[START DATASET EXTRACT]

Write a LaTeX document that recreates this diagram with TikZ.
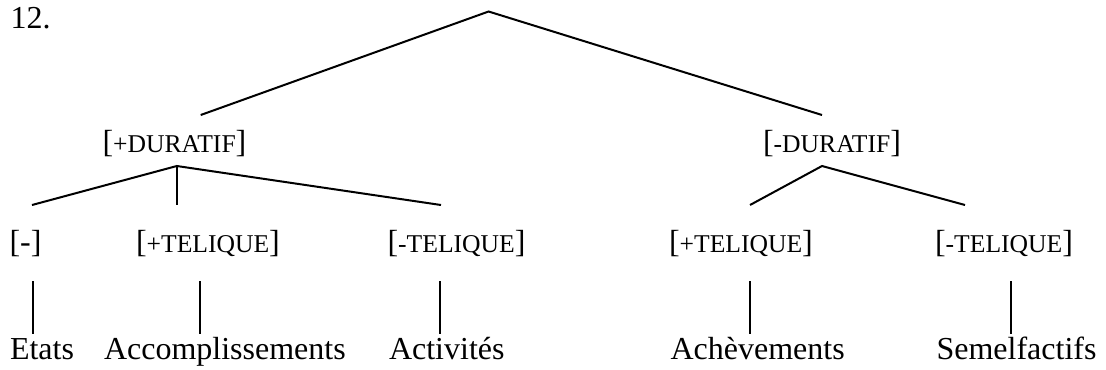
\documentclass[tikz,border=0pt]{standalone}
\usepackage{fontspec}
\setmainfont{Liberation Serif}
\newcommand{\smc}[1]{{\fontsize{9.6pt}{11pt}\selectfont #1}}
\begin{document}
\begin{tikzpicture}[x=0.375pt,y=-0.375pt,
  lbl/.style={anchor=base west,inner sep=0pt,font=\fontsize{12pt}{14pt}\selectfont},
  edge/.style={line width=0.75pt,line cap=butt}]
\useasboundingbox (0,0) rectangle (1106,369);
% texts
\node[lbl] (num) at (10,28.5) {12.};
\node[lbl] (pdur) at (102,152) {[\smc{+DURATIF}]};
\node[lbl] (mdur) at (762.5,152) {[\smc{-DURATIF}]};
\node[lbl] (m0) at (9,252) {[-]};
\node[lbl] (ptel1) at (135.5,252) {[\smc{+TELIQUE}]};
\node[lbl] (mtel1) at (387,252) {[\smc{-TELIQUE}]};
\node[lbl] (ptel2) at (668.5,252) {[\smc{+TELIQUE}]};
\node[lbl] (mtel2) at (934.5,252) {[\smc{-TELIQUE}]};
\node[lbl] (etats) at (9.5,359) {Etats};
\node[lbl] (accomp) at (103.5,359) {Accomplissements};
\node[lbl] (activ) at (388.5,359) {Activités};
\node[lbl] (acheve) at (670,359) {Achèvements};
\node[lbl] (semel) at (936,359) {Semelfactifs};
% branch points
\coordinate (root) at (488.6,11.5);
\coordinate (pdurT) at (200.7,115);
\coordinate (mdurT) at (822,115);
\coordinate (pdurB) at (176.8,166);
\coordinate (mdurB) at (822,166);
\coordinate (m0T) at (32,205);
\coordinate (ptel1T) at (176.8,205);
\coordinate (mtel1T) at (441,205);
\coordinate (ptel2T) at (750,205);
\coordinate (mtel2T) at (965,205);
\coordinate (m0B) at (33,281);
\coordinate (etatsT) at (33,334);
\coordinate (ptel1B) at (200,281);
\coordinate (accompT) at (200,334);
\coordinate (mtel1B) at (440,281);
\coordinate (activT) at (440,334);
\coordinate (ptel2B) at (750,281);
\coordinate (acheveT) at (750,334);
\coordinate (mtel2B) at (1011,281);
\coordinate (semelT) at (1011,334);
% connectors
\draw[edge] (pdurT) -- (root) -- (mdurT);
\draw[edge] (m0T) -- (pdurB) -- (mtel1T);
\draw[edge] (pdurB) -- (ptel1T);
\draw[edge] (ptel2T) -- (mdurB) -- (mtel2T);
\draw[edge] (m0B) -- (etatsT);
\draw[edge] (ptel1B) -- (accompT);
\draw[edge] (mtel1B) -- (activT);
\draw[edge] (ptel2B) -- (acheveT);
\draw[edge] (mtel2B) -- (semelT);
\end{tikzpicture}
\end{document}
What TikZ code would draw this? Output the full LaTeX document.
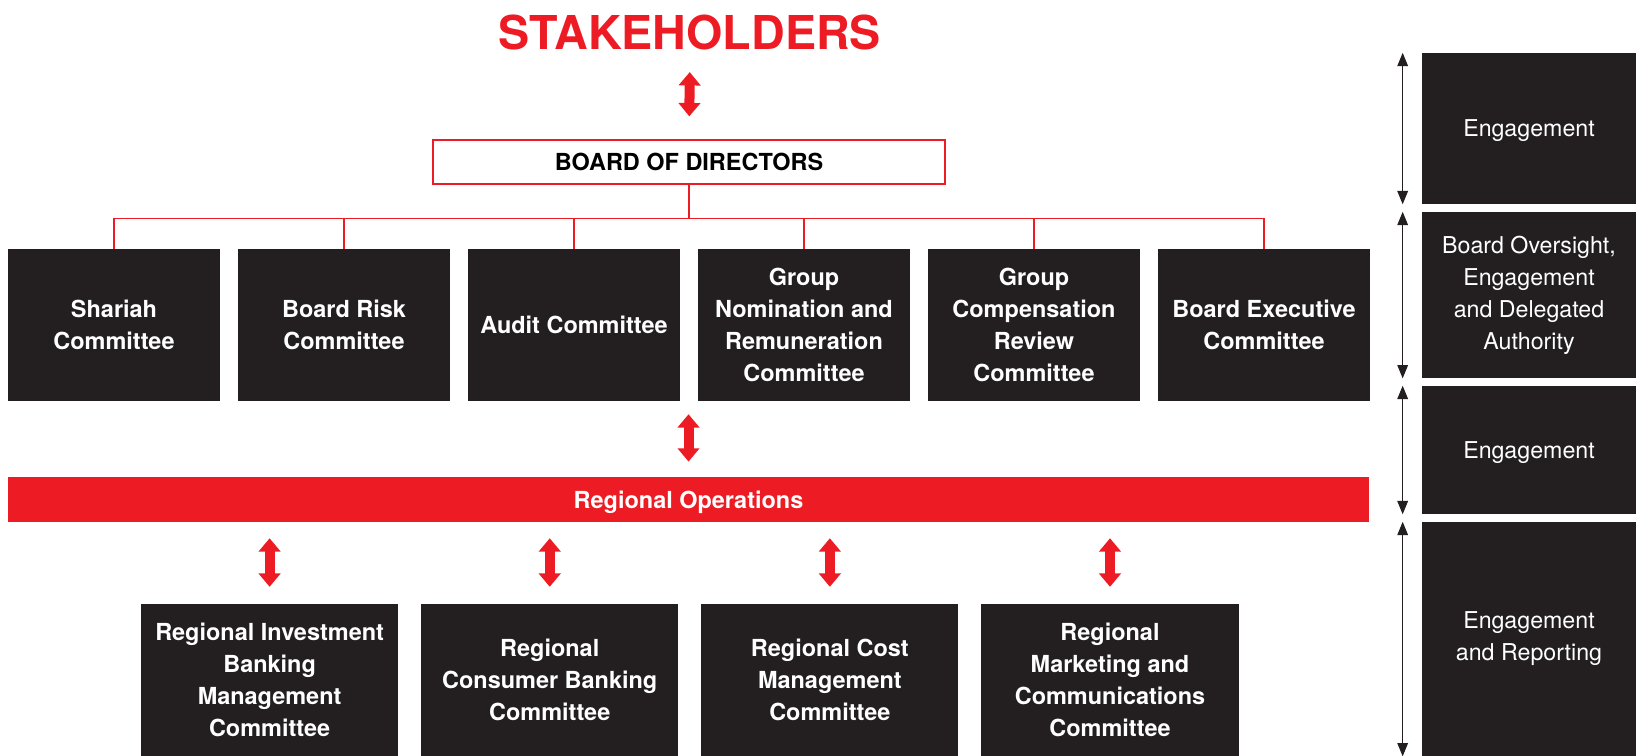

[END DATASET EXTRACT]

▸ PROBLEM
Retype each line of the listing above word for word. Exclude the pictures.

▸ FULL RESPONSE
Write a LaTeX document that recreates this diagram with TikZ.
\documentclass[tikz,border=0pt]{standalone}
\usepackage{fontspec}
\setmainfont{Liberation Serif}
\newcommand{\smc}[1]{{\fontsize{9.6pt}{11pt}\selectfont #1}}
\begin{document}
\begin{tikzpicture}[x=0.375pt,y=-0.375pt,
  lbl/.style={anchor=base west,inner sep=0pt,font=\fontsize{12pt}{14pt}\selectfont},
  edge/.style={line width=0.75pt,line cap=butt}]
\useasboundingbox (0,0) rectangle (1106,369);
% texts
\node[lbl] (num) at (10,28.5) {12.};
\node[lbl] (pdur) at (102,152) {[\smc{+DURATIF}]};
\node[lbl] (mdur) at (762.5,152) {[\smc{-DURATIF}]};
\node[lbl] (m0) at (9,252) {[-]};
\node[lbl] (ptel1) at (135.5,252) {[\smc{+TELIQUE}]};
\node[lbl] (mtel1) at (387,252) {[\smc{-TELIQUE}]};
\node[lbl] (ptel2) at (668.5,252) {[\smc{+TELIQUE}]};
\node[lbl] (mtel2) at (934.5,252) {[\smc{-TELIQUE}]};
\node[lbl] (etats) at (9.5,359) {Etats};
\node[lbl] (accomp) at (103.5,359) {Accomplissements};
\node[lbl] (activ) at (388.5,359) {Activités};
\node[lbl] (acheve) at (670,359) {Achèvements};
\node[lbl] (semel) at (936,359) {Semelfactifs};
% branch points
\coordinate (root) at (488.6,11.5);
\coordinate (pdurT) at (200.7,115);
\coordinate (mdurT) at (822,115);
\coordinate (pdurB) at (176.8,166);
\coordinate (mdurB) at (822,166);
\coordinate (m0T) at (32,205);
\coordinate (ptel1T) at (176.8,205);
\coordinate (mtel1T) at (441,205);
\coordinate (ptel2T) at (750,205);
\coordinate (mtel2T) at (965,205);
\coordinate (m0B) at (33,281);
\coordinate (etatsT) at (33,334);
\coordinate (ptel1B) at (200,281);
\coordinate (accompT) at (200,334);
\coordinate (mtel1B) at (440,281);
\coordinate (activT) at (440,334);
\coordinate (ptel2B) at (750,281);
\coordinate (acheveT) at (750,334);
\coordinate (mtel2B) at (1011,281);
\coordinate (semelT) at (1011,334);
% connectors
\draw[edge] (pdurT) -- (root) -- (mdurT);
\draw[edge] (m0T) -- (pdurB) -- (mtel1T);
\draw[edge] (pdurB) -- (ptel1T);
\draw[edge] (ptel2T) -- (mdurB) -- (mtel2T);
\draw[edge] (m0B) -- (etatsT);
\draw[edge] (ptel1B) -- (accompT);
\draw[edge] (mtel1B) -- (activT);
\draw[edge] (ptel2B) -- (acheveT);
\draw[edge] (mtel2B) -- (semelT);
\end{tikzpicture}
\end{document}
What TikZ code would draw this? Output the full LaTeX document.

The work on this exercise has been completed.